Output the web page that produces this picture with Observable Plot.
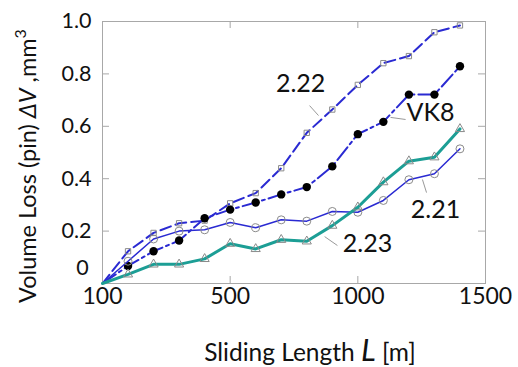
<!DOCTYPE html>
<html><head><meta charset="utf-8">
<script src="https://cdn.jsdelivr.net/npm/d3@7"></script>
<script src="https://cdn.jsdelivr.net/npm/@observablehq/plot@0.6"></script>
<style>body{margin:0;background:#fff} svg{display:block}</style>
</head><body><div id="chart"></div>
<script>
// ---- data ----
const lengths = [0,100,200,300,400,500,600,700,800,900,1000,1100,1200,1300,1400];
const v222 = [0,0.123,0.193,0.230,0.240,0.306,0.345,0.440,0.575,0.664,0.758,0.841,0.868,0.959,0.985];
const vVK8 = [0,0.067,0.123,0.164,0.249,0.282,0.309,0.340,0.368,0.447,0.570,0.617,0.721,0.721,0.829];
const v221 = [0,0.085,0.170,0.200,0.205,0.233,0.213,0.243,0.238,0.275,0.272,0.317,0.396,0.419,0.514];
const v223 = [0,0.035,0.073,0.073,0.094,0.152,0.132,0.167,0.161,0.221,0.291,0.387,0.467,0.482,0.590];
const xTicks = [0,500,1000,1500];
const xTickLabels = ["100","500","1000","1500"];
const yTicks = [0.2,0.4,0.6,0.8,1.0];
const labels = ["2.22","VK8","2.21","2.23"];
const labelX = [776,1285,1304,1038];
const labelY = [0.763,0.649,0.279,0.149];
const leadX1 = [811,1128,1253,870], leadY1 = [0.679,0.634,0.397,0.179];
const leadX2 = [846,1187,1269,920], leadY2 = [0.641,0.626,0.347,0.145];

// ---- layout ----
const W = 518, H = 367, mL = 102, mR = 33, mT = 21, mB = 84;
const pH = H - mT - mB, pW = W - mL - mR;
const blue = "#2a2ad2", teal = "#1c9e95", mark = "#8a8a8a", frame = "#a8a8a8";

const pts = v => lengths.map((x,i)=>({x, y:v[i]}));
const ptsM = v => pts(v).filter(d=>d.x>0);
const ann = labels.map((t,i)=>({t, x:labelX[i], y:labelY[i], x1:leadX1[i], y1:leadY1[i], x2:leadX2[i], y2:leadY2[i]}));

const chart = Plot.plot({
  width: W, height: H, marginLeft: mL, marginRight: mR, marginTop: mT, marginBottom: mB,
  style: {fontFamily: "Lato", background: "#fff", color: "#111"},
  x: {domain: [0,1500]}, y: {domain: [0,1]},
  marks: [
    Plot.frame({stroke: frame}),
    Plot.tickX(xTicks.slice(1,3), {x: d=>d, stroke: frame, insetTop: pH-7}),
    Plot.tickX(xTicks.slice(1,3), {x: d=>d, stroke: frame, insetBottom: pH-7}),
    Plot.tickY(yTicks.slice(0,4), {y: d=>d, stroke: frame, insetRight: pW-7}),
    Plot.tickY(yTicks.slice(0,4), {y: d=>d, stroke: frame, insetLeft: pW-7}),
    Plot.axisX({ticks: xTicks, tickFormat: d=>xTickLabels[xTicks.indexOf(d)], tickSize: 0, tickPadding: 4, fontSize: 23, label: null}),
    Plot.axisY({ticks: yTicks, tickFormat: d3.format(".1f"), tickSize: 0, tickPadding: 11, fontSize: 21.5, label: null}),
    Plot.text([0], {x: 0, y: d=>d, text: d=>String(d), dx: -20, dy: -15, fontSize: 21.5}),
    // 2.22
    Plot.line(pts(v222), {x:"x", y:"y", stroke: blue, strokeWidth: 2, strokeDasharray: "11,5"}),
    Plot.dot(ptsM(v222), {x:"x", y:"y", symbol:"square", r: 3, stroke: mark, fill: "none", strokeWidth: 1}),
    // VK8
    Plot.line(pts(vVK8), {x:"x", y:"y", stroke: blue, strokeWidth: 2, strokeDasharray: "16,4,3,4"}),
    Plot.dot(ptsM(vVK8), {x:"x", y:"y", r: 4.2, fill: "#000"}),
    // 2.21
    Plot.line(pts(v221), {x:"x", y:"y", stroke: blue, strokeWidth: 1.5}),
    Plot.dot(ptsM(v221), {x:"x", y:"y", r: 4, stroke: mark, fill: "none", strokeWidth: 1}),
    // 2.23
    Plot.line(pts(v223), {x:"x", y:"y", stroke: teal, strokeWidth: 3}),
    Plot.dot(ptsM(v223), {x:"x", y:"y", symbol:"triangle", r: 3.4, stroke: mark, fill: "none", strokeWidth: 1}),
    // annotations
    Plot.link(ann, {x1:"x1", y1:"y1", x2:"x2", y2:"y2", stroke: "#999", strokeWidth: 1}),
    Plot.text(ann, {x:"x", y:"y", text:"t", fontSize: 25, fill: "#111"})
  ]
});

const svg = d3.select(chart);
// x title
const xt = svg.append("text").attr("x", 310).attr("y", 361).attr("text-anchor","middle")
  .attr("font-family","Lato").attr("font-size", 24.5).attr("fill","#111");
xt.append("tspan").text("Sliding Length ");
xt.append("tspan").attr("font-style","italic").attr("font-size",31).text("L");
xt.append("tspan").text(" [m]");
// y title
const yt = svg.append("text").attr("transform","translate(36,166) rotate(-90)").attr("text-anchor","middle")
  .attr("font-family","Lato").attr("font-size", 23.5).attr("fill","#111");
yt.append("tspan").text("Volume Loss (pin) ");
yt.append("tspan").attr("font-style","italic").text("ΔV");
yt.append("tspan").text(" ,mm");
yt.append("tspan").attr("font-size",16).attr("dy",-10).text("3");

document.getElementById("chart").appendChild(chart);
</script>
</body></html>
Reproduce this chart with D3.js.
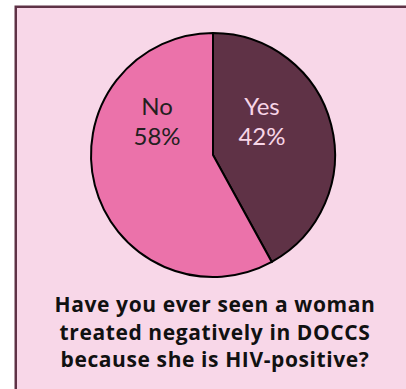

__WHAT TO WORK ON__
Every line is to be duplicated exactly, though pictures stay out.

__THE RESULT__
Output the web page that produces this picture with Observable Plot.
<!DOCTYPE html>
<html><head><meta charset="utf-8">
<script src="https://cdn.jsdelivr.net/npm/d3@7"></script>
<script src="https://cdn.jsdelivr.net/npm/@observablehq/plot@0.6"></script>
<style>body{margin:0;background:#fff} svg{display:block}</style>
</head><body><div id="chart"></div>
<script>
// ---- data ----
const lengths = [0,100,200,300,400,500,600,700,800,900,1000,1100,1200,1300,1400];
const v222 = [0,0.123,0.193,0.230,0.240,0.306,0.345,0.440,0.575,0.664,0.758,0.841,0.868,0.959,0.985];
const vVK8 = [0,0.067,0.123,0.164,0.249,0.282,0.309,0.340,0.368,0.447,0.570,0.617,0.721,0.721,0.829];
const v221 = [0,0.085,0.170,0.200,0.205,0.233,0.213,0.243,0.238,0.275,0.272,0.317,0.396,0.419,0.514];
const v223 = [0,0.035,0.073,0.073,0.094,0.152,0.132,0.167,0.161,0.221,0.291,0.387,0.467,0.482,0.590];
const xTicks = [0,500,1000,1500];
const xTickLabels = ["100","500","1000","1500"];
const yTicks = [0.2,0.4,0.6,0.8,1.0];
const labels = ["2.22","VK8","2.21","2.23"];
const labelX = [776,1285,1304,1038];
const labelY = [0.763,0.649,0.279,0.149];
const leadX1 = [811,1128,1253,870], leadY1 = [0.679,0.634,0.397,0.179];
const leadX2 = [846,1187,1269,920], leadY2 = [0.641,0.626,0.347,0.145];

// ---- layout ----
const W = 518, H = 367, mL = 102, mR = 33, mT = 21, mB = 84;
const pH = H - mT - mB, pW = W - mL - mR;
const blue = "#2a2ad2", teal = "#1c9e95", mark = "#8a8a8a", frame = "#a8a8a8";

const pts = v => lengths.map((x,i)=>({x, y:v[i]}));
const ptsM = v => pts(v).filter(d=>d.x>0);
const ann = labels.map((t,i)=>({t, x:labelX[i], y:labelY[i], x1:leadX1[i], y1:leadY1[i], x2:leadX2[i], y2:leadY2[i]}));

const chart = Plot.plot({
  width: W, height: H, marginLeft: mL, marginRight: mR, marginTop: mT, marginBottom: mB,
  style: {fontFamily: "Lato", background: "#fff", color: "#111"},
  x: {domain: [0,1500]}, y: {domain: [0,1]},
  marks: [
    Plot.frame({stroke: frame}),
    Plot.tickX(xTicks.slice(1,3), {x: d=>d, stroke: frame, insetTop: pH-7}),
    Plot.tickX(xTicks.slice(1,3), {x: d=>d, stroke: frame, insetBottom: pH-7}),
    Plot.tickY(yTicks.slice(0,4), {y: d=>d, stroke: frame, insetRight: pW-7}),
    Plot.tickY(yTicks.slice(0,4), {y: d=>d, stroke: frame, insetLeft: pW-7}),
    Plot.axisX({ticks: xTicks, tickFormat: d=>xTickLabels[xTicks.indexOf(d)], tickSize: 0, tickPadding: 4, fontSize: 23, label: null}),
    Plot.axisY({ticks: yTicks, tickFormat: d3.format(".1f"), tickSize: 0, tickPadding: 11, fontSize: 21.5, label: null}),
    Plot.text([0], {x: 0, y: d=>d, text: d=>String(d), dx: -20, dy: -15, fontSize: 21.5}),
    // 2.22
    Plot.line(pts(v222), {x:"x", y:"y", stroke: blue, strokeWidth: 2, strokeDasharray: "11,5"}),
    Plot.dot(ptsM(v222), {x:"x", y:"y", symbol:"square", r: 3, stroke: mark, fill: "none", strokeWidth: 1}),
    // VK8
    Plot.line(pts(vVK8), {x:"x", y:"y", stroke: blue, strokeWidth: 2, strokeDasharray: "16,4,3,4"}),
    Plot.dot(ptsM(vVK8), {x:"x", y:"y", r: 4.2, fill: "#000"}),
    // 2.21
    Plot.line(pts(v221), {x:"x", y:"y", stroke: blue, strokeWidth: 1.5}),
    Plot.dot(ptsM(v221), {x:"x", y:"y", r: 4, stroke: mark, fill: "none", strokeWidth: 1}),
    // 2.23
    Plot.line(pts(v223), {x:"x", y:"y", stroke: teal, strokeWidth: 3}),
    Plot.dot(ptsM(v223), {x:"x", y:"y", symbol:"triangle", r: 3.4, stroke: mark, fill: "none", strokeWidth: 1}),
    // annotations
    Plot.link(ann, {x1:"x1", y1:"y1", x2:"x2", y2:"y2", stroke: "#999", strokeWidth: 1}),
    Plot.text(ann, {x:"x", y:"y", text:"t", fontSize: 25, fill: "#111"})
  ]
});

const svg = d3.select(chart);
// x title
const xt = svg.append("text").attr("x", 310).attr("y", 361).attr("text-anchor","middle")
  .attr("font-family","Lato").attr("font-size", 24.5).attr("fill","#111");
xt.append("tspan").text("Sliding Length ");
xt.append("tspan").attr("font-style","italic").attr("font-size",31).text("L");
xt.append("tspan").text(" [m]");
// y title
const yt = svg.append("text").attr("transform","translate(36,166) rotate(-90)").attr("text-anchor","middle")
  .attr("font-family","Lato").attr("font-size", 23.5).attr("fill","#111");
yt.append("tspan").text("Volume Loss (pin) ");
yt.append("tspan").attr("font-style","italic").text("ΔV");
yt.append("tspan").text(" ,mm");
yt.append("tspan").attr("font-size",16).attr("dy",-10).text("3");

document.getElementById("chart").appendChild(chart);
</script>
</body></html>
Reproduce this chart with D3.js.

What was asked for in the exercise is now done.